Tout commence comme on connaît : la Belle est endormie à cause d’une malédiction, et le Prince brave les dangers pour venir la réveiller.
Sauf que ce qui n’était que purement symbolique chez Perrault, avec la traversée de la forêt étroite, est ici clairement exprimé : il ne réveille pas la Belle d’un baiser mais en la violant, et l’emmène ensuite dans son château où elle devra lui servir d’esclave sexuelle pendant un an (c’est la coutume dans le coin) et où elle subira des sévices tous plus élaborés et pervers les uns que les autres.
De la domination
Là, on est dans du très haut niveau de perversité, au point qu’on se demande parfois où Anne Rice a été chercher tout ça.
Les sévices endurés par Belle sont extrêmement originaux et cruels, mais la dimension psychologique est essentielle. Ce que je veux dire c’est qu’on n’est pas chez Sade, la douleur n’est pas le but en soi (et le sang ne coule pas), elle est un moyen dans un dessein supérieur : celui de l’établissement d’un rapport de domination entre le maître et l’esclave dont il faut briser l’orgueil (en sachant que les esclaves en question sont de futurs souverains, qui doivent apprendre avant toute chose à obéir) et à qui il faut apprendre à se soumettre sans poser de question.
Et que les féministes se rassurent, la parité est respectée : si l’histoire se concentre sur Belle et son Prince, maîtres comme esclaves sont aussi bien des hommes que des femmes.

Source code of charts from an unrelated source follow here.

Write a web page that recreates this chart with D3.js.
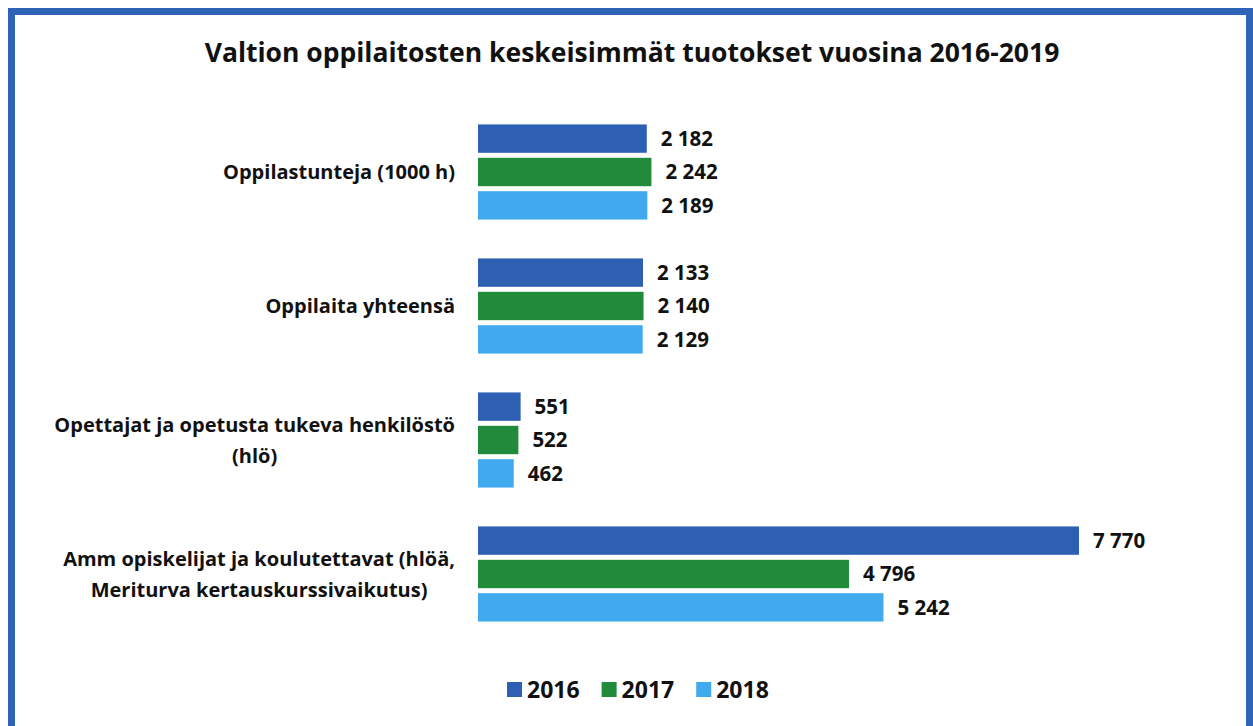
<!DOCTYPE html>
<html lang="fi">
<head>
<meta charset="UTF-8">
<title>Valtion oppilaitosten keskeisimmät tuotokset</title>
<script src="https://d3js.org/d3.v7.min.js"></script>
<style>
  html, body { margin: 0; padding: 0; background: #fff; }
  body { font-family: "Open Sans", Lato, sans-serif; }
  text { font-weight: 700; fill: #111; }
</style>
</head>
<body>
<svg width="1253" height="726"></svg>
<script>
// data
const categories = [
  ["Oppilastunteja (1000 h)"],
  ["Oppilaita yhteensä"],
  ["Opettajat ja opetusta tukeva henkilöstö", "(hlö)"],
  ["Amm opiskelijat ja koulutettavat (hlöä,", "Meriturva kertauskurssivaikutus)"]
];
const years = ["2016", "2017", "2018"];
const values2016 = [2182, 2133, 551, 7770];
const values2017 = [2242, 2140, 522, 4796];
const values2018 = [2189, 2129, 462, 5242];
const colors = ["#2d5fb2", "#1f8b3b", "#41a9ee"];

const series = [values2016, values2017, values2018];
const svg = d3.select("svg");

// frame
svg.append("rect")
  .attr("x", 11.5).attr("y", 11.5)
  .attr("width", 1238).attr("height", 740)
  .attr("fill", "none")
  .attr("stroke", "#2f63b5")
  .attr("stroke-width", 7);

// title
svg.append("text")
  .attr("x", 632).attr("y", 62)
  .attr("text-anchor", "middle")
  .style("font-size", "26.5px")
  .text("Valtion oppilaitosten keskeisimmät tuotokset vuosina 2016-2019");

const x = d3.scaleLinear().domain([0, 7770]).range([478, 1079]);

const y0 = d3.scaleBand()
  .domain(d3.range(categories.length))
  .range([105, 641])
  .paddingInner(0.29)
  .paddingOuter(0.145);

const y1 = d3.scaleBand()
  .domain(years)
  .range([0, y0.bandwidth()])
  .paddingInner(0.15);

const fmt = v => d3.format(",")(v).replace(/,/g, " ");

const groups = svg.selectAll("g.cat")
  .data(categories)
  .join("g")
  .attr("class", "cat")
  .attr("transform", (d, i) => `translate(0,${y0(i)})`);

groups.each(function(lines, i) {
  const g = d3.select(this);
  years.forEach((yr, j) => {
    const v = series[j][i];
    g.append("rect")
      .attr("x", x(0))
      .attr("y", y1(yr))
      .attr("width", x(v) - x(0))
      .attr("height", y1.bandwidth())
      .attr("fill", colors[j]);
    g.append("text")
      .attr("x", x(v) + 14)
      .attr("y", y1(yr) + y1.bandwidth() / 2)
      .attr("dy", "0.36em")
      .style("font-size", "20.5px")
      .text(fmt(v));
  });

  // category label, lines centred in a block right-aligned at 455
  const lab = g.append("text").style("font-size", "20px");
  const lh = 31;
  const mid = y0.bandwidth() / 2 - (lines.length - 1) * lh / 2;
  const spans = lines.map((l, k) => lab.append("tspan")
    .attr("y", mid + k * lh)
    .attr("dy", "0.36em")
    .text(l));
  const widths = spans.map(s => s.node().getComputedTextLength());
  const cx = 455 - d3.max(widths) / 2;
  spans.forEach(s => s.attr("x", cx).attr("text-anchor", "middle"));
});

// legend
const legend = svg.append("g").attr("transform", "translate(507,690)");
let lx = 0;
years.forEach((yr, j) => {
  legend.append("rect")
    .attr("x", lx).attr("y", -8)
    .attr("width", 15).attr("height", 15)
    .attr("fill", colors[j]);
  const t = legend.append("text")
    .attr("x", lx + 20).attr("y", 0)
    .attr("dy", "0.36em")
    .style("font-size", "23px")
    .text(yr);
  lx += 20 + t.node().getComputedTextLength() + 22;
});
</script>
</body>
</html>
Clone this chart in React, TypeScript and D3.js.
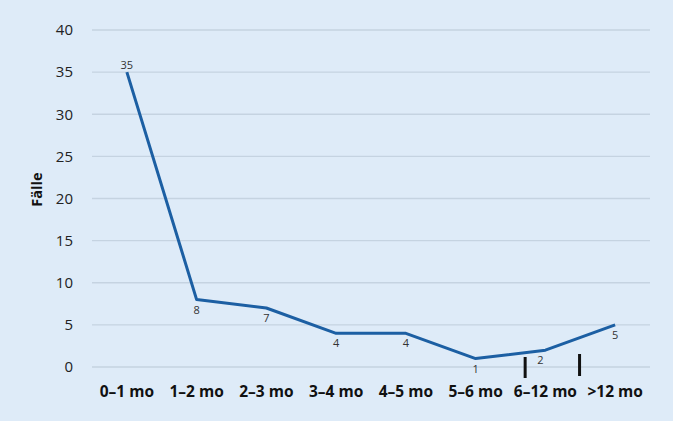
import React from "react";
import * as d3 from "d3";

const categories = ["0–1 mo", "1–2 mo", "2–3 mo", "3–4 mo", "4–5 mo", "5–6 mo", "6–12 mo", ">12 mo"];
const cases = [35, 8, 7, 4, 4, 1, 2, 5];
const yTicks = [0, 5, 10, 15, 20, 25, 30, 35, 40];
// axis break markers, as offsets from the 6–12 mo category centre (fraction of band)
const breakOffsets = [-0.29, 0.49];

const W = 673;
const H = 421;
const margin = { top: 30, right: 23, bottom: 54, left: 92 };

export default function App() {
  const x = d3
    .scaleBand<string>()
    .domain(categories)
    .range([margin.left, W - margin.right])
    .padding(0);
  const y = d3.scaleLinear().domain([0, 40]).range([H - margin.bottom, margin.top]);

  const line = d3
    .line<number>()
    .x((d, i) => (x(categories[i]) as number) + x.bandwidth() / 2)
    .y((d) => y(d));

  const cx = (i: number) => (x(categories[i]) as number) + x.bandwidth() / 2;
  const breakX = breakOffsets.map((o) => cx(6) + o * x.bandwidth());

  return (
    <svg
      width={W}
      height={H}
      style={{ position: "absolute", left: 0, top: 0, background: "#deebf8" }}
      fontFamily="'Open Sans', sans-serif"
    >
      <rect width={W} height={H} fill="#deebf8" />
      {yTicks.map((t) => (
        <g key={t}>
          <line x1={margin.left} x2={W - margin.right} y1={y(t)} y2={y(t)} stroke="#c5d3e1" strokeWidth={1.3} />
          <text x={73} y={y(t)} dy="0.35em" textAnchor="end" fontSize={15} fill="#222">
            {t}
          </text>
        </g>
      ))}
      <text
        transform={`translate(37,${(y(20) + y(15)) / 2 - 30}) rotate(-90)`}
        textAnchor="middle"
        dy="0.35em"
        fontSize={14.5}
        fontWeight="bold"
        fill="#111"
      >
        Fälle
      </text>
      {categories.map((c, i) => (
        <text key={c} x={cx(i)} y={H - margin.bottom + 30} textAnchor="middle" fontSize={15.5} fontWeight="bold" fill="#111">
          {c}
        </text>
      ))}
      <path d={line(cases) || ""} fill="none" stroke="#1c5fa3" strokeWidth={3} strokeLinejoin="round" />
      {cases.map((v, i) => (
        <text
          key={i}
          x={cx(i) + (i === 6 ? -5 : 0)}
          y={i === 0 ? y(v) - 3 : y(v) + 14}
          textAnchor="middle"
          fontSize={11}
          fill="#333"
        >
          {v}
        </text>
      ))}
      {breakX.map((bx, i) => (
        <line key={i} x1={bx} x2={bx} y1={y(0) - 10 - (i === 1 ? 3 : 0)} y2={y(0) + 11 - (i === 1 ? 2 : 0)} stroke="#111" strokeWidth={3} />
      ))}
    </svg>
  );
}
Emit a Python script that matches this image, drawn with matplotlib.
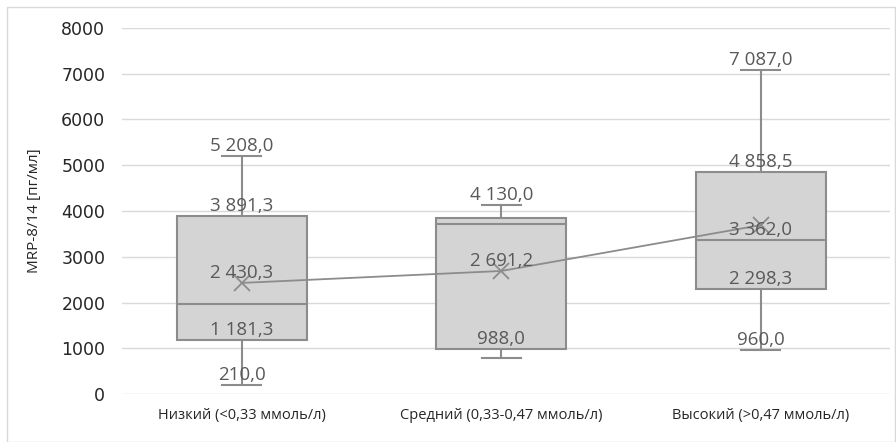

Il s’agit donc bien plus que d’un simple roman (en trois tomes) à ne lire que d’une seule main : reprenant les codes du conte de fée, Anne Rice propose un ouvrage riche et complexe qui donne à réfléchir, qui ne plaira certes pas à tout le monde mais qui est cependant à découvrir.
Les Infortunes de la Belle au bois dormant. I. L’Initiation (lien affilié)
Anne RICE
Robert Laffont, 1997 (Pocket, 1999)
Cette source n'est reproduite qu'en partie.